The legendary 70-year-old flagship location of Biggie’s Clam Bar at 318 Madison St. in Hoboken will close permanently by Oct. 3. The owners will move their operations to their newer Newark Street location.
For decades, the family-owned and operated Madison Street shop has served up sandwiches, salads, soups, and seafood.
The decision to close the original location was a long time in the making, according to Steven and Michael Ranuro, brothers who have been in the family business for years. This is mostly due to a shift in concept and the evolution of the business, according to Michael.
“The business has evolved just like people change and evolve,” said Michael. “The concept changed. We opened up Carlstadt in 2010 and it was full menu, full service, and it worked…this building is 120 years old and it’s been through Hurricane Irene, and Sandy. We knew the day was going to come eventually, so we opened a place on Newark Street.”
The owners also cited parking difficulties at the Madison Street location, particularly since a bike lane was put in.
Hoboken was a blue collar waterfront town in the 1940s when Joseph Yaccarino, “Joe Biggie,” an immigrant from Naples, went corner to corner shucking raw clams from pails to patrons.
Eventually he operated a pushcart, selling clams on the half shell for a nickel a piece. Biggie recruited his son Michael Yaccarino into the business, and in 1946 father and son opened Biggie’s Clam Bar at 318 Madison St.
In April 2010, Biggie’s began expanding when it made its Bergen County debut with a second location on Route 17 in Carlstadt. In October of 2011, Biggie’s opened another location in Kingsport, Tenn., and in April of the following year, Biggie’s opened its second Hoboken location at the former site of the Clam Broth House, 36-42 Newark St.
In October of 2013, Biggie’s opened its most recent location on Route 17 in Ramsey.
“I started working for my father when I was 15,” said Michael Yaccarino last week. “In baseball you’ve got ball boys, and the bat boy, and I was the pail boy for my father.”

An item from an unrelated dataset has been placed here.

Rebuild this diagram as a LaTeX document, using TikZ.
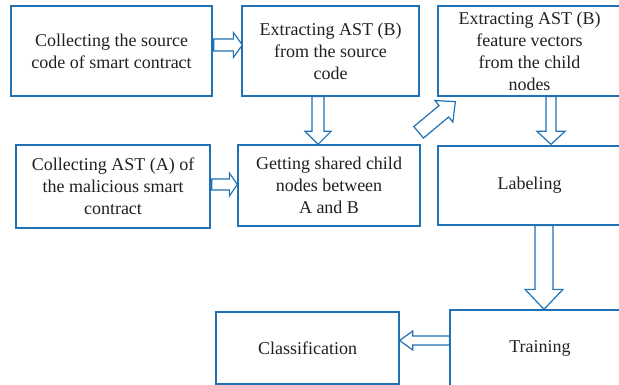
\documentclass[tikz,border=0pt]{standalone}
\usepackage{fontspec}
\setmainfont{Liberation Serif}
\usepackage{xcolor}
\usepackage{tikz}
\usetikzlibrary{calc}
\definecolor{boxblue}{RGB}{33,113,181}
\definecolor{txtgray}{RGB}{35,31,32}
% hollow block arrow: from, to, shaft half width, head half width, head length
\newcommand{\blockarrow}[5]{%
  \coordinate (ba-h) at ($(#2)!#5!(#1)$);
  \draw[barr] ($(#1)!#3!90:(#2)$) -- ($(ba-h)!#3!-90:(#1)$) -- ($(ba-h)!#4!-90:(#1)$) -- (#2)
    -- ($(ba-h)!#4!90:(#1)$) -- ($(ba-h)!#3!90:(#1)$) -- ($(#1)!#3!-90:(#2)$) -- cycle;}

\begin{document}
\begin{tikzpicture}[x=1pt,y=-1pt,
  font=\fontsize{18}{22}\selectfont,
  box/.style={draw=boxblue,line width=1.3pt,text=txtgray,align=center,inner sep=2pt},
  barr/.style={draw=boxblue,line width=1.2pt,fill=white,line join=miter}]
\useasboundingbox (0,0) rectangle (619,385);
\clip (0,0) rectangle (619,385);
\node[box,minimum width=201pt,minimum height=90pt] (src) at (111.5,51) {Collecting the source\\code of smart contract};
\node[box,minimum width=177pt,minimum height=90pt] (astb) at (330.5,51) {Extracting AST (B)\\from the source\\code};
\node[box,minimum width=183pt,minimum height=90pt] (feat) at (529.5,51) {Extracting AST (B)\\feature vectors\\from the child\\nodes};
\node[box,minimum width=194pt,minimum height=83pt] (asta) at (113,186.5) {Collecting AST (A) of\\the malicious smart\\contract};
\node[box,minimum width=182pt,minimum height=81pt] (shared) at (329,185.5) {Getting shared child\\nodes between\\A and B};
\node[box,minimum width=183pt,minimum height=79pt] (lab) at (529.5,185.5) {Labeling};
\node[box,minimum width=180pt,minimum height=76pt] (train) at (540,348) {Training};
\node[box,minimum width=183pt,minimum height=72pt] (cls) at (307.5,348) {Classification};
% arrow ends
\coordinate (a1s) at ($(src.east)+(1,-6)$);
\coordinate (a1e) at ($(astb.west)+(1,-6)$);
\coordinate (a2s) at ($(asta.east)+(1,-2)$);
\coordinate (a2e) at ($(shared.west)+(0,-1)$);
\coordinate (a3s) at ($(astb.south)+(-12.5,0)$);
\coordinate (a3e) at ($(shared.north)+(-11,0)$);
\coordinate (a4s) at ($(feat.south)+(21.5,0)$);
\coordinate (a4e) at ($(lab.north)+(21.5,-1)$);
\coordinate (a5s) at ($(lab.south)+(14.5,0)$);
\coordinate (a5e) at ($(train.north)+(4,0)$);
\coordinate (a6s) at ($(train.west)+(0,-7.5)$);
\coordinate (a6e) at ($(cls.east)+(0,-7.5)$);
\coordinate (a7s) at ($(shared.north east)+(-2,-12)$);
\coordinate (a7e) at ($(feat.south west)+(18,5)$);
\blockarrow{a1s}{a1e}{6pt}{12.5pt}{9pt}
\blockarrow{a2s}{a2e}{5.5pt}{11.5pt}{8pt}
\blockarrow{a3s}{a3e}{6pt}{13pt}{13pt}
\blockarrow{a4s}{a4e}{5pt}{14pt}{13pt}
\blockarrow{a5s}{a5e}{9pt}{19pt}{20pt}
\blockarrow{a6s}{a6e}{4.5pt}{9.5pt}{13pt}
\blockarrow{a7s}{a7e}{7.5pt}{14pt}{15pt}
\end{tikzpicture}
\end{document}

The Tennessee location is owned by relatives there.
The Ranuros are Michael Yaccarino’s grandsons.
Michael Ranuro added that they wanted to make sure the Newark Street location was doing well and customers enjoyed it before making the merge.
“This is a move that’s right for the town, for its people.” – Michael Yaccarino
“We don’t want to forget where we came from,” Michael said. “Is it going to be different and sad that a place closes? Yes, but we are hoping that it’s a positive.”
“We are not closing; we are just moving,” said Steven. “We have a very dedicated client base here who have been coming here for a very long time, and I don’t want them to feel that we are closing up shop and forgetting where we came from. That’s not the case at all.”
“This is a move that’s right for the town, for its people,” said Michael Yaccarino, who opened the original Biggie’s with his father. “You can go and get a martini or go to an event in the party room… and I’ll be there, shucking clams and greeting people.”
Residents and fans of the restaurant will still be able to get their favorite foods and will be introduced to new menu items not currently found on Madison Street, including pasta dishes, thin crust pizzas, and seafood from the raw bar.
The brothers are trying to make the transition as smooth as possible for their customers.
“We are going to move the phone lines and the fax lines uptown, so if you call Biggie’s, you’ll still get an answer,” said Steven.
The family says they do not plan to expand to more locations in the near future.
“We are focusing on building out other pieces of the business,” said Michael. “We will be focusing on our catering and event space next before we think about expanding.”
According to Steven, the 70th anniversary for the business will be celebrated in September, which is why the location won’t close until October.
The brothers said they are working on finalizing special anniversary plans.
The Madison Street location is a small red brick building with two outdoor picnic tables and a several tables inside. Family photos hang on the white walls. In back is an open kitchen where patrons can order and pick up food.
“We mostly handle deliveries here now,” said Steven. “Parking is near impossible now.”
Briefly double parking is no longer an option as the street’s bike lane prevents it.
The Newark Street location has booths, high-top tables, a full bar with 22 beers on tap, a raw bar, a more extensive menu, and a private event space.
They also offer several specials, including happy hour and half price raw bar on Tuesdays.
According to Michael, both locations are places where families can go and enjoy an inexpensive high quality meal with exceptional service.
The Ranuros said they don’t know yet what they will do with the Madison Street building.
Michael Ranuro pulled a picture off the wall of Biggie’s original location and pointed at a young boy in the image.
“That’s me, here, behind the counter, when I was probably 10 years old,” said Michael. “It’s a type of place where a father takes his son, and he takes his son. It’s generational and we make sure that this continues out our other places.”
Michael said, “Simple things like welcoming people, being sure to serve fresh and quality seafood, looking into somebody’s eye and shaking their hand — we want to get across that those aren’t just Madison Street values. Those are Biggie’s values.”